**Exercise objective**
Starting at the first line of the listing below, repeat each line up to and including the one containing "const yName = 'r (μm)';". Leave out pictures.

>> begin

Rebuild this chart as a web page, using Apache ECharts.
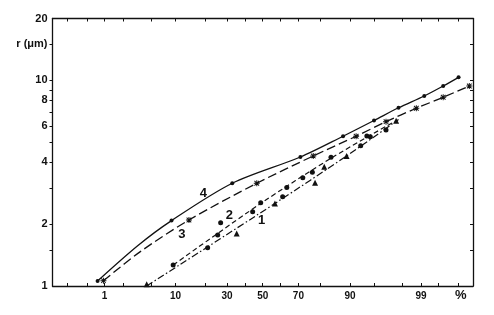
<!DOCTYPE html>
<html><head><meta charset="utf-8">
<script src="https://cdn.jsdelivr.net/npm/echarts@6/dist/echarts.min.js"></script>
<style>html,body{margin:0;padding:0;background:#fff}#c{width:494px;height:315px}</style>
</head><body><div id="c"></div>
<script>
// ---- Data: cumulative frequency (%) vs radius r (µm) ----
// Curve 4 (solid line, dots)
const c4Pct = [0.76, 9.0, 32.7, 71.0, 88.1, 94.9, 97.7, 99.12, 99.6, 99.8];
const c4R   = [1.058, 2.08, 3.16, 4.24, 5.35, 6.38, 7.36, 8.40, 9.39, 10.35];
const c4LinePct = [0.76, 3.3, 9.0, 32.7, 71.0, 88.1, 94.9, 97.7, 99.12, 99.6, 99.8];
const c4LineR   = [1.058, 1.57, 2.08, 3.16, 4.24, 5.35, 6.38, 7.36, 8.40, 9.39, 10.35];
// Curve 3 (long dashes, asterisks)
const c3Pct = [0.96, 13.9, 46.5, 77.1, 91.5, 96.5, 98.8, 99.6, 99.88];
const c3R   = [1.061, 2.094, 3.16, 4.29, 5.35, 6.30, 7.32, 8.28, 9.39];
const c3LinePct = [0.96, 3.6, 13.9, 46.5, 77.1, 91.5, 96.5, 98.8, 99.6, 99.88];
const c3LineR   = [1.061, 1.47, 2.094, 3.16, 4.29, 5.35, 6.30, 7.32, 8.28, 9.39];
// Curve 2 (short dashes, dots)
const c2Pct = [9.4, 20.9, 25.4, 26.8, 44.1, 48.8, 61.5, 63.8, 72.2, 76.7, 84.2, 92.5, 93.7, 94.3, 96.5];
const c2R   = [1.265, 1.536, 1.77, 2.03, 2.30, 2.54, 2.72, 3.01, 3.36, 3.57, 4.23, 4.81, 5.37, 5.32, 5.74];
const c2LinePct = [9.4, 48.8, 84.2, 97.3];
const c2LineR   = [1.265, 2.52, 4.18, 6.28];
// Curve 1 (dash-dot, triangles)
const c1Pct = [4.4, 35.1, 57.1, 77.9, 81.7, 89.1, 97.5];
const c1R   = [1.02, 1.80, 2.52, 3.18, 3.80, 4.29, 6.37];
const c1LinePct = [4.4, 57.1, 89.1, 97.7];
const c1LineR   = [1.0, 2.52, 4.29, 6.45];
// Curve number labels
const curveLabelText = ['4', '3', '2', '1'];
const curveLabelPct  = [19.1, 11.7, 31.2, 49.4];
const curveLabelR    = [2.82, 1.79, 2.21, 2.09];
// Axes
const xTickPct  = [0.2, 0.5, 1, 2, 5, 10, 20, 30, 40, 50, 60, 70, 80, 90, 95, 98, 99, 99.5, 99.8];
const xLabelPct = [1, 10, 30, 50, 70, 90, 99];
const xRangePct = [0.1, 99.9];
const yTicks  = [1.5, 2, 3, 4, 5, 6, 7, 8, 9, 10, 15];
const yLabels = [1, 2, 4, 6, 8, 10, 15, 20];
const yNameValue = 15;
const yName = 'r (μm)';

// inverse normal CDF (probability-paper transform)
function probit(p) {
  const a=[-3.969683028665376e+01,2.209460984245205e+02,-2.759285104469687e+02,1.383577518672690e+02,-3.066479806614716e+01,2.506628277459239e+00];
  const b=[-5.447609879822406e+01,1.615858368580409e+02,-1.556989798598866e+02,6.680131188771972e+01,-1.328068155288572e+01];
  const c=[-7.784894002430293e-03,-3.223964580411365e-01,-2.400758277161838e+00,-2.549732539343734e+00,4.374664141464968e+00,2.938163982698783e+00];
  const d=[7.784695709041462e-03,3.224671290700398e-01,2.445134137142996e+00,3.754408661907416e+00];
  const pl=0.02425, ph=1-pl; let q, r;
  if (p < pl) { q=Math.sqrt(-2*Math.log(p)); return (((((c[0]*q+c[1])*q+c[2])*q+c[3])*q+c[4])*q+c[5])/((((d[0]*q+d[1])*q+d[2])*q+d[3])*q+1); }
  if (p <= ph) { q=p-0.5; r=q*q; return (((((a[0]*r+a[1])*r+a[2])*r+a[3])*r+a[4])*r+a[5])*q/(((((b[0]*r+b[1])*r+b[2])*r+b[3])*r+b[4])*r+1); }
  q=Math.sqrt(-2*Math.log(1-p)); return -(((((c[0]*q+c[1])*q+c[2])*q+c[3])*q+c[4])*q+c[5])/((((d[0]*q+d[1])*q+d[2])*q+d[3])*q+1);
}
const z = pct => probit(pct / 100);
const pairs = (P, R) => P.map((p, i) => [z(p), R[i]]);

const INK = '#111111';
const FONT = 'Liberation Sans, Arial, sans-serif';
const zMin = z(xRangePct[0]), zMax = z(xRangePct[1]);
const xLabelZ = xLabelPct.map(z);
const xTickZ = xTickPct.map(z);

const asterisk = 'path://M4.2,0 L5.8,0 L5.8,10 L4.2,10 Z M0,4.2 L10,4.2 L10,5.8 L0,5.8 Z M0.6,1.7 L1.7,0.6 L9.4,8.3 L8.3,9.4 Z M8.3,0.6 L9.4,1.7 L1.7,9.4 L0.6,8.3 Z';

const axisLineStyle = { color: INK, width: 1.3 };
const xLabelStyle = { color: INK, fontSize: 10, fontWeight: 'bold', fontFamily: FONT };
const yLabelStyle = { color: INK, fontSize: 11, fontWeight: 'bold', fontFamily: FONT };
const markStyle = { color: INK, opacity: 1 };

const chart = echarts.init(document.getElementById('c'), null, { renderer: 'canvas' });
chart.setOption({
  animation: false,
  backgroundColor: '#fff',
  grid: { left: 52.5, right: 21, top: 18.5, bottom: 29, containLabel: false, outerBoundsMode: 'none' },
  xAxis: [
    { type: 'value', position: 'bottom', min: zMin, max: zMax,
      axisLine: { show: true, onZero: false, lineStyle: axisLineStyle },
      axisTick: { show: true, inside: true, length: 3, customValues: xTickZ, lineStyle: { color: INK, width: 1 } },
      axisLabel: Object.assign({ margin: 5, customValues: xLabelZ,
        formatter: v => { const i = xLabelZ.findIndex(t => Math.abs(t - v) < 1e-6); return i >= 0 ? String(xLabelPct[i]) : ''; } }, xLabelStyle),
      splitLine: { show: false } },
    { type: 'value', position: 'top', min: zMin, max: zMax,
      axisLine: { show: true, onZero: false, lineStyle: axisLineStyle },
      axisTick: { show: true, inside: true, length: 3, customValues: xTickZ, lineStyle: { color: INK, width: 1 } },
      axisLabel: { show: false }, splitLine: { show: false } }
  ],
  yAxis: [
    { type: 'log', logBase: 10, position: 'left', min: 1, max: 20,
      axisLine: { show: true, onZero: false, lineStyle: axisLineStyle },
      axisTick: { show: true, inside: false, length: 3, customValues: yTicks, lineStyle: { color: INK, width: 1 } },
      axisLabel: Object.assign({ margin: 5, customValues: yLabels,
        formatter: v => Math.abs(v - yNameValue) < 0.01 ? yName : String(Math.round(v)) }, yLabelStyle),
      splitLine: { show: false }, minorTick: { show: false } },
    { type: 'log', logBase: 10, position: 'right', min: 1, max: 20,
      axisLine: { show: true, onZero: false, lineStyle: axisLineStyle },
      axisTick: { show: true, inside: true, length: 3, customValues: yTicks, lineStyle: { color: INK, width: 1 } },
      axisLabel: { show: false }, splitLine: { show: false } }
  ],
  graphic: [
    { type: 'text', left: 455, top: 289, style: { text: '%', font: 'bold 13px ' + FONT, fill: INK } }
  ],
  series: [
    { type: 'line', data: pairs(c4LinePct, c4LineR), showSymbol: false, smooth: 0.3,
      lineStyle: { color: INK, width: 1.3, type: 'solid' } },
    { type: 'scatter', data: pairs(c4Pct, c4R), symbol: 'circle', symbolSize: 4, itemStyle: markStyle },
    { type: 'line', data: pairs(c3LinePct, c3LineR), showSymbol: false, smooth: 0.3,
      lineStyle: { color: INK, width: 1.3, type: [9, 4] } },
    { type: 'scatter', data: pairs(c3Pct, c3R), symbol: asterisk, symbolSize: 6, itemStyle: markStyle },
    { type: 'line', data: pairs(c2LinePct, c2LineR), showSymbol: false, smooth: 0.3,
      lineStyle: { color: INK, width: 1.2, type: [5, 3] } },
    { type: 'scatter', data: pairs(c2Pct, c2R), symbol: 'circle', symbolSize: 5, itemStyle: markStyle },
    { type: 'line', data: pairs(c1LinePct, c1LineR), showSymbol: false, smooth: 0.3,
      lineStyle: { color: INK, width: 1.2, type: [7, 2.5, 1.5, 2.5] } },
    { type: 'scatter', data: pairs(c1Pct, c1R), symbol: 'triangle', symbolSize: 6, itemStyle: markStyle },
    { type: 'scatter', silent: true, symbol: 'circle', symbolSize: 0.01, itemStyle: markStyle,
      data: curveLabelPct.map((p, i) => ({ value: [z(p), curveLabelR[i]], name: curveLabelText[i] })),
      label: { show: true, position: [0, 0], align: 'center', verticalAlign: 'middle', formatter: '{b}',
               color: INK, opacity: 1, textBorderWidth: 0, fontSize: 13, fontWeight: 'bold', fontFamily: FONT } }
  ]
});
</script>
</body></html>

>> end

**Answer to the exercise**
Rebuild this chart as a web page, using Apache ECharts.
<!DOCTYPE html>
<html><head><meta charset="utf-8">
<script src="https://cdn.jsdelivr.net/npm/echarts@6/dist/echarts.min.js"></script>
<style>html,body{margin:0;padding:0;background:#fff}#c{width:494px;height:315px}</style>
</head><body><div id="c"></div>
<script>
// ---- Data: cumulative frequency (%) vs radius r (µm) ----
// Curve 4 (solid line, dots)
const c4Pct = [0.76, 9.0, 32.7, 71.0, 88.1, 94.9, 97.7, 99.12, 99.6, 99.8];
const c4R   = [1.058, 2.08, 3.16, 4.24, 5.35, 6.38, 7.36, 8.40, 9.39, 10.35];
const c4LinePct = [0.76, 3.3, 9.0, 32.7, 71.0, 88.1, 94.9, 97.7, 99.12, 99.6, 99.8];
const c4LineR   = [1.058, 1.57, 2.08, 3.16, 4.24, 5.35, 6.38, 7.36, 8.40, 9.39, 10.35];
// Curve 3 (long dashes, asterisks)
const c3Pct = [0.96, 13.9, 46.5, 77.1, 91.5, 96.5, 98.8, 99.6, 99.88];
const c3R   = [1.061, 2.094, 3.16, 4.29, 5.35, 6.30, 7.32, 8.28, 9.39];
const c3LinePct = [0.96, 3.6, 13.9, 46.5, 77.1, 91.5, 96.5, 98.8, 99.6, 99.88];
const c3LineR   = [1.061, 1.47, 2.094, 3.16, 4.29, 5.35, 6.30, 7.32, 8.28, 9.39];
// Curve 2 (short dashes, dots)
const c2Pct = [9.4, 20.9, 25.4, 26.8, 44.1, 48.8, 61.5, 63.8, 72.2, 76.7, 84.2, 92.5, 93.7, 94.3, 96.5];
const c2R   = [1.265, 1.536, 1.77, 2.03, 2.30, 2.54, 2.72, 3.01, 3.36, 3.57, 4.23, 4.81, 5.37, 5.32, 5.74];
const c2LinePct = [9.4, 48.8, 84.2, 97.3];
const c2LineR   = [1.265, 2.52, 4.18, 6.28];
// Curve 1 (dash-dot, triangles)
const c1Pct = [4.4, 35.1, 57.1, 77.9, 81.7, 89.1, 97.5];
const c1R   = [1.02, 1.80, 2.52, 3.18, 3.80, 4.29, 6.37];
const c1LinePct = [4.4, 57.1, 89.1, 97.7];
const c1LineR   = [1.0, 2.52, 4.29, 6.45];
// Curve number labels
const curveLabelText = ['4', '3', '2', '1'];
const curveLabelPct  = [19.1, 11.7, 31.2, 49.4];
const curveLabelR    = [2.82, 1.79, 2.21, 2.09];
// Axes
const xTickPct  = [0.2, 0.5, 1, 2, 5, 10, 20, 30, 40, 50, 60, 70, 80, 90, 95, 98, 99, 99.5, 99.8];
const xLabelPct = [1, 10, 30, 50, 70, 90, 99];
const xRangePct = [0.1, 99.9];
const yTicks  = [1.5, 2, 3, 4, 5, 6, 7, 8, 9, 10, 15];
const yLabels = [1, 2, 4, 6, 8, 10, 15, 20];
const yNameValue = 15;
const yName = 'r (μm)';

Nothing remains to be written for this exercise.